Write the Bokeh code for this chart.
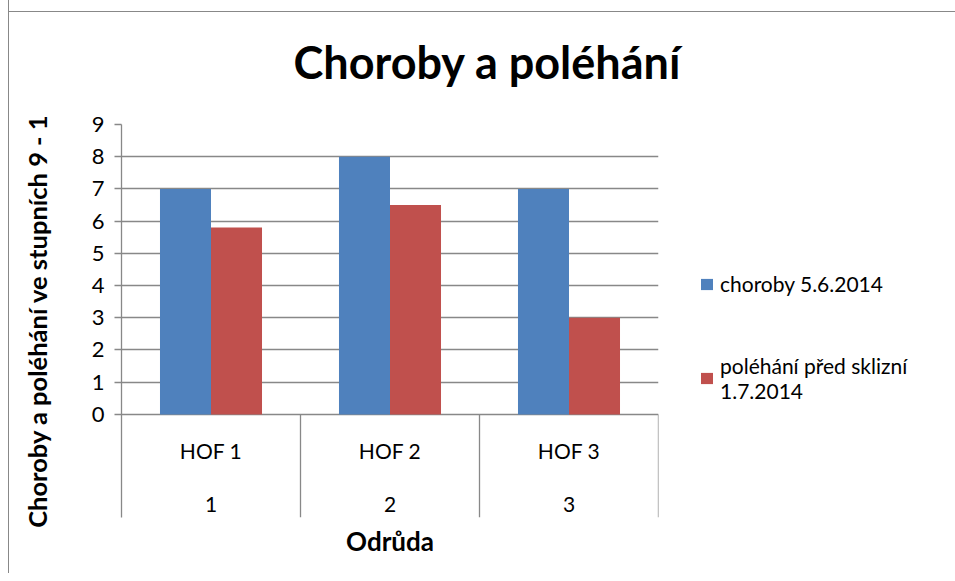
from bokeh.plotting import figure
from bokeh.models import (ColumnDataSource, Range1d, FixedTicker, Legend, LegendItem, Title)
from bokeh.core.properties import value
from bokeh.embed import file_html
from bokeh.resources import INLINE

# ---- data ----
varieties = ["HOF 1", "HOF 2", "HOF 3"]
variety_numbers = ["1", "2", "3"]
choroby = [7, 8, 7]
polehani = [5.8, 6.5, 3.0]
series_names = ["choroby 5.6.2014", "poléhání před sklizní\n1.7.2014"]
y_ticks = [0, 1, 2, 3, 4, 5, 6, 7, 8, 9]
title_text = "Choroby a poléhání"
y_label = "Choroby a poléhání ve stupních 9 - 1"
x_label = "Odrůda"

FONT = "Lato"
BLUE = "#4F81BD"
RED = "#C0504D"
GRID = "#888888"

n = len(varieties)
idx = list(range(n))
bar_w = 0.285
src = ColumnDataSource(dict(
    xc=[i + 0.5 for i in idx],
    x1=[i + 0.5 - bar_w / 2 for i in idx],
    x2=[i + 0.5 + bar_w / 2 for i in idx],
    choroby=choroby,
    polehani=polehani,
    varieties=varieties,
    nums=variety_numbers,
))

p = figure(width=939, height=573, output_backend="svg", toolbar_location=None,
           x_range=Range1d(0, n), y_range=Range1d(-3.2, 9),
           frame_width=537, frame_height=393,
           min_border_left=112, min_border_right=282, min_border_top=124, min_border_bottom=56)
p.styles = {"border-left": "1px solid #888888", "margin-left": "8px",
            "background-color": "white",
            "background-image": "linear-gradient(#888888, #888888)",
            "background-size": "100% 1px", "background-position": "0 11px",
            "background-repeat": "no-repeat"}
p.outline_line_color = None
p.background_fill_color = "white"
p.border_fill_color = None

# title
p.title = Title(text=title_text, align="left", offset=172, vertical_align="top",
                text_font=FONT, text_font_size="45px", text_font_style="bold",
                text_color="black", standoff=68)

# grid
p.xgrid.visible = False
p.ygrid.ticker = FixedTicker(ticks=y_ticks)
p.ygrid.grid_line_color = GRID
p.ygrid.grid_line_width = 1.3

# y axis
ya = p.yaxis[0]
ya.ticker = FixedTicker(ticks=y_ticks)
ya.major_tick_out = 7
ya.major_tick_in = 0
ya.minor_tick_line_color = None
ya.axis_line_color = GRID
ya.axis_line_width = 1.3
ya.major_tick_line_color = GRID
ya.major_tick_line_width = 1.3
ya.major_label_text_font = FONT
ya.major_label_text_font_size = "22px"
ya.major_label_text_color = "black"
ya.major_label_standoff = 10
ya.axis_label = y_label
ya.axis_label_text_font = FONT
ya.axis_label_text_font_size = "25.5px"
ya.axis_label_text_font_style = "bold"
ya.axis_label_text_color = "black"
ya.axis_label_standoff = 37

# x axis: only the title
xa = p.xaxis[0]
xa.ticker = FixedTicker(ticks=[])
xa.axis_line_color = None
xa.major_tick_line_color = None
xa.minor_tick_line_color = None
xa.axis_label = x_label
xa.axis_label_text_font = FONT
xa.axis_label_text_font_size = "26px"
xa.axis_label_text_font_style = "bold"
xa.axis_label_text_color = "black"
xa.axis_label_standoff = 7

# category dividers
p.segment(x0=[i + 1 for i in idx], y0=0, x1=[i + 1 for i in idx], y1=-3.2,
          line_color=GRID, line_width=1.3)

# bars
r1 = p.vbar(x="x1", top="choroby", width=bar_w, bottom=0, source=src,
            fill_color=BLUE, line_color=None)
r2 = p.vbar(x="x2", top="polehani", width=bar_w, bottom=0, source=src,
            fill_color=RED, line_color=None)

# category labels
p.text(x="xc", y=-1.12, text="varieties", source=src, text_font=value(FONT),
       text_font_size="21px", text_align="center", text_baseline="middle", text_color="black")
p.text(x="xc", y=-2.8, text="nums", source=src, text_font=value(FONT),
       text_font_size="21px", text_align="center", text_baseline="middle", text_color="black")

legend = Legend(items=[LegendItem(label=series_names[0], renderers=[r1]),
                       LegendItem(label=series_names[1], renderers=[r2])],
                location=(41, 114), padding=0, spacing=57, margin=0,
                border_line_color=None, background_fill_alpha=0,
                glyph_width=15, glyph_height=14, label_standoff=6,
                label_text_font=FONT, label_text_font_size="21px", label_text_color="black")
p.add_layout(legend, "right")

open("out.html", "w").write(file_html(p, INLINE))
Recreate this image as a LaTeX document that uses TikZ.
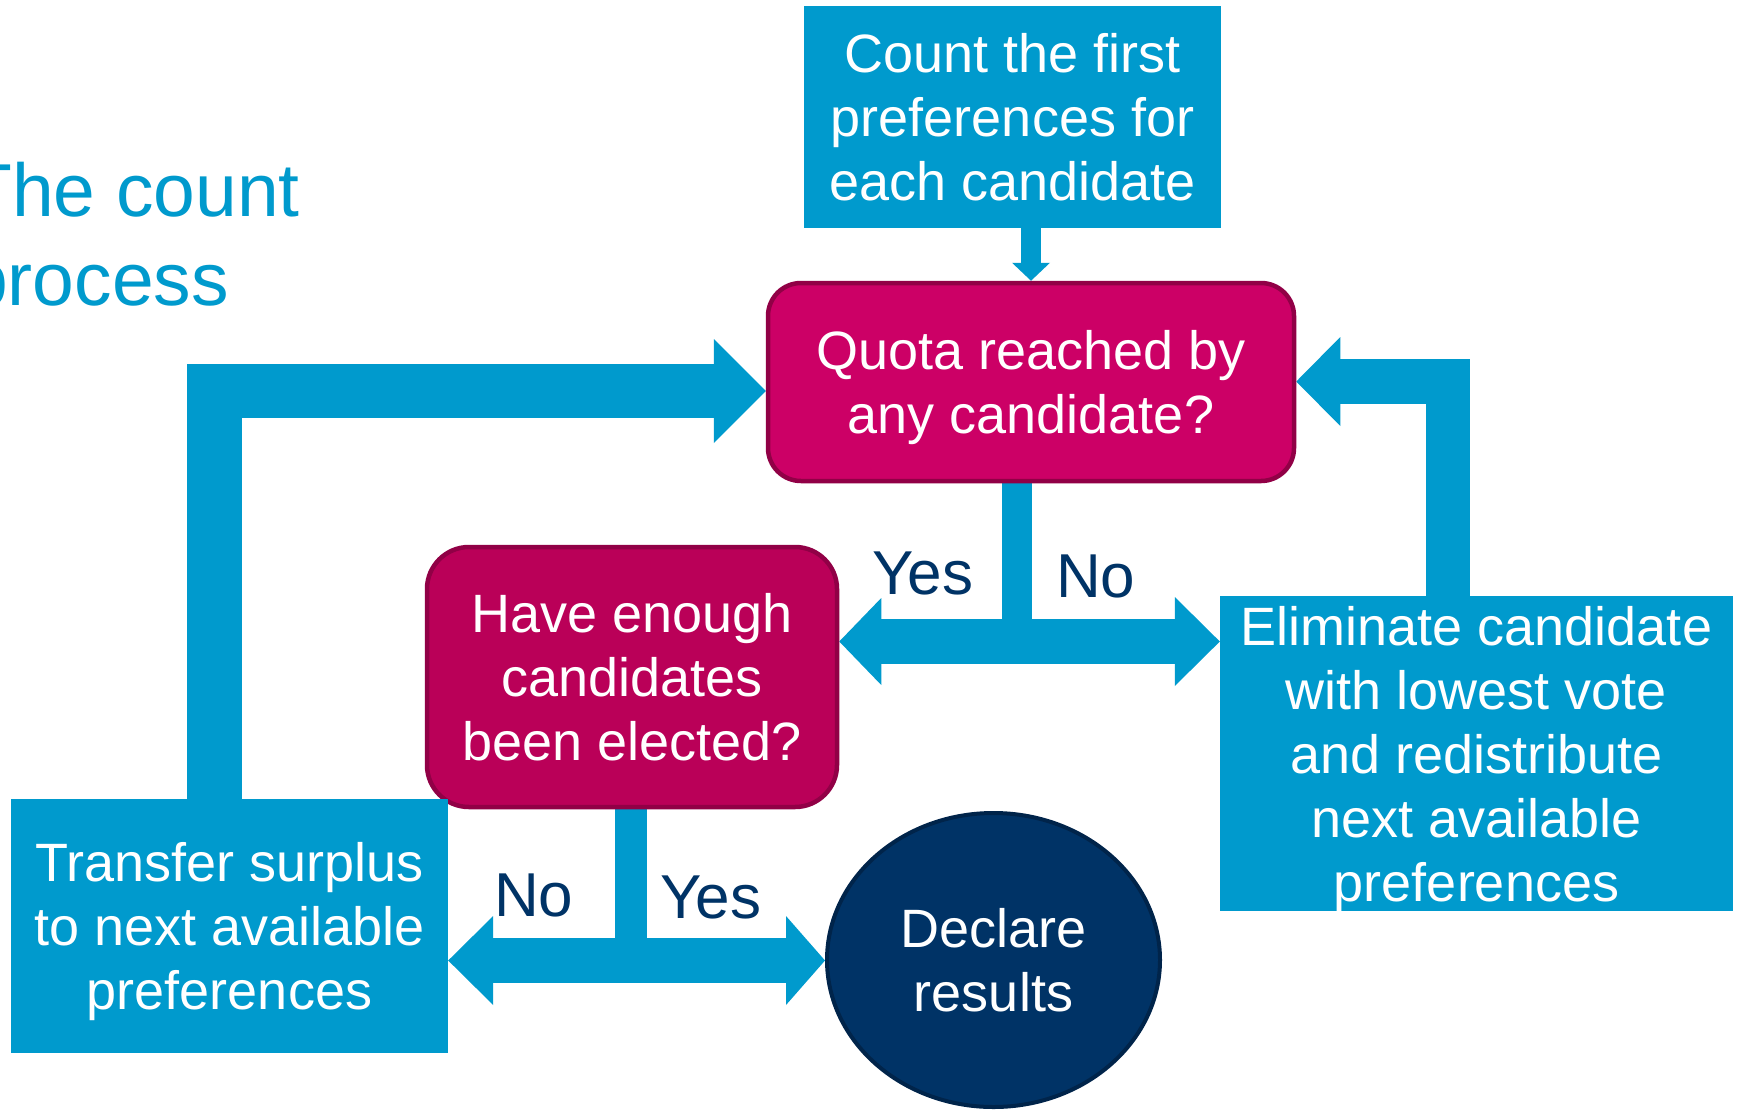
\documentclass[tikz,border=0pt]{standalone}
\usepackage{fontspec}
\setmainfont{Liberation Sans}
\usetikzlibrary{shapes.geometric,calc}
\pgfdeclarelayer{background}
\pgfsetlayers{background,main}
\definecolor{flowc}{RGB}{0,154,205}
\definecolor{navy}{RGB}{0,51,102}
\definecolor{navyline}{RGB}{0,36,74}
\definecolor{quotac}{RGB}{204,0,102}
\definecolor{havec}{RGB}{186,0,88}
\definecolor{magline}{RGB}{145,0,70}
\newcommand\ls{\rule[-12pt]{0pt}{63pt}}
\begin{document}
\begin{tikzpicture}[x=1pt,y=-1pt,
  boxtext/.style={font=\fontsize{54}{64}\selectfont, text=white, align=center, inner sep=0pt},
  cyanbox/.style={rectangle, fill=flowc, inner sep=0pt},
  quotabox/.style={boxtext, rectangle, rounded corners=33pt, fill=quotac, draw=magline, line width=4.5pt},
  havebox/.style={boxtext, rectangle, rounded corners=42pt, fill=havec, draw=magline, line width=4.5pt},
  declbox/.style={boxtext, ellipse, fill=navy, draw=navyline, line width=4pt},
  lbl/.style={font=\fontsize{62}{70}\selectfont, text=navy, inner sep=0pt},
  titletext/.style={font=\fontsize{75}{89}\selectfont, text=flowc, inner sep=0pt},
  bar/.style={draw=flowc, line cap=butt, line join=miter},
  head/.style={fill=flowc}
]
\useasboundingbox (0,0) rectangle (1739,1109);
\clip (0,0) rectangle (1739,1109);

% title
\node[titletext, anchor=base west] (title1) at (-34,216) {The count};
\node[titletext, anchor=base west] (title2) at (-34,305) {process};

% boxes
\node[cyanbox, boxtext, minimum width=417pt, minimum height=222pt] (count) at (1012.5,117)
  {\ls Count the first\\ \ls preferences for\\ \ls each candidate};
\node[quotabox, minimum width=526pt, minimum height=198pt] (quota) at (1031,382)
  {\ls Quota reached by\\ \ls any candidate?};
\node[havebox, minimum width=410pt, minimum height=260pt] (have) at (632,677)
  {\ls Have enough\\ \ls candidates\\ \ls been elected?};
\node[cyanbox, boxtext, minimum width=437pt, minimum height=254pt] (transfer) at (229.5,926)
  {\ls Transfer surplus\\ \ls to next available\\ \ls preferences};
\node[cyanbox, minimum width=513pt, minimum height=315pt] (elim) at (1476.5,753.5) {};
\node[boxtext] (elimtext) at (elim.center)
  {\ls Eliminate candidate\\ \ls with lowest vote\\ \ls and redistribute\\ \ls next available\\ \ls preferences};
\node[declbox, minimum width=333pt, minimum height=294pt] (declare) at (993.5,960)
  {\ls Declare\\ \ls results};

% labels
\node[lbl, anchor=base west] (yes1) at (872,594) {Yes};
\node[lbl, anchor=base west] (no1) at (1056,597) {No};
\node[lbl, anchor=base west] (no2) at (494,916) {No};
\node[lbl, anchor=base west] (yes2) at (660,918) {Yes};

% connector reference lines
\coordinate (tx) at (1031,0);
\coordinate (lx) at (214.5,0);
\coordinate (ly) at (0,391);
\coordinate (rx) at (1448,0);
\coordinate (ry) at (0,381.5);
\coordinate (mx) at (1017,0);
\coordinate (my) at (0,641.5);
\coordinate (bx) at (631,0);
\coordinate (by) at (0,960.5);

\begin{pgfonlayer}{background}
  \fill[white] (0,0) rectangle (1739,1109);
  % count -> quota
  \draw[bar, line width=20pt] (count.south -| tx) -- ($(quota.north -| tx)+(0,-17)$);
  \fill[head] (quota.north -| tx) -- ++(-19,-18) -- ++(38,0) -- cycle;
  % transfer -> quota (left loop)
  \draw[bar, line width=54.5pt] (transfer.north -| lx) |- ($(quota.west |- ly)+(-51,0)$);
  \fill[head] (quota.west |- ly) -- ++(-52,-52) -- ++(0,104) -- cycle;
  % elim -> quota (right loop)
  \draw[bar, line width=44.5pt] (elim.north -| rx) |- ($(quota.east |- ry)+(43,0)$);
  \fill[head] (quota.east |- ry) -- ++(44,-44.5) -- ++(0,89) -- cycle;
  % quota -> have / elim
  \draw[bar, line width=30pt] (quota.south -| mx) -- (mx |- my);
  \draw[bar, line width=45pt] ($(have.east |- my)+(41,0)$) -- ($(elim.west |- my)+(-44,0)$);
  \fill[head] (have.east |- my) -- ++(42,-43.5) -- ++(0,87) -- cycle;
  \fill[head] (elim.west |- my) -- ++(-45,-44.5) -- ++(0,89) -- cycle;
  % have -> transfer / declare
  \draw[bar, line width=32pt] (have.south -| bx) -- (bx |- by);
  \draw[bar, line width=45pt] ($(transfer.east |- by)+(44,0)$) -- ($(declare.west |- by)+(-38,0)$);
  \fill[head] (transfer.east |- by) -- ++(45,-44.5) -- ++(0,89) -- cycle;
  \fill[head] (declare.west |- by) -- ++(-39,-44.5) -- ++(0,89) -- cycle;
\end{pgfonlayer}
\end{tikzpicture}
\end{document}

§

*Task statement:*
Give only the number of lines in the entries above that contain the string "image".

*Expected answer:*
2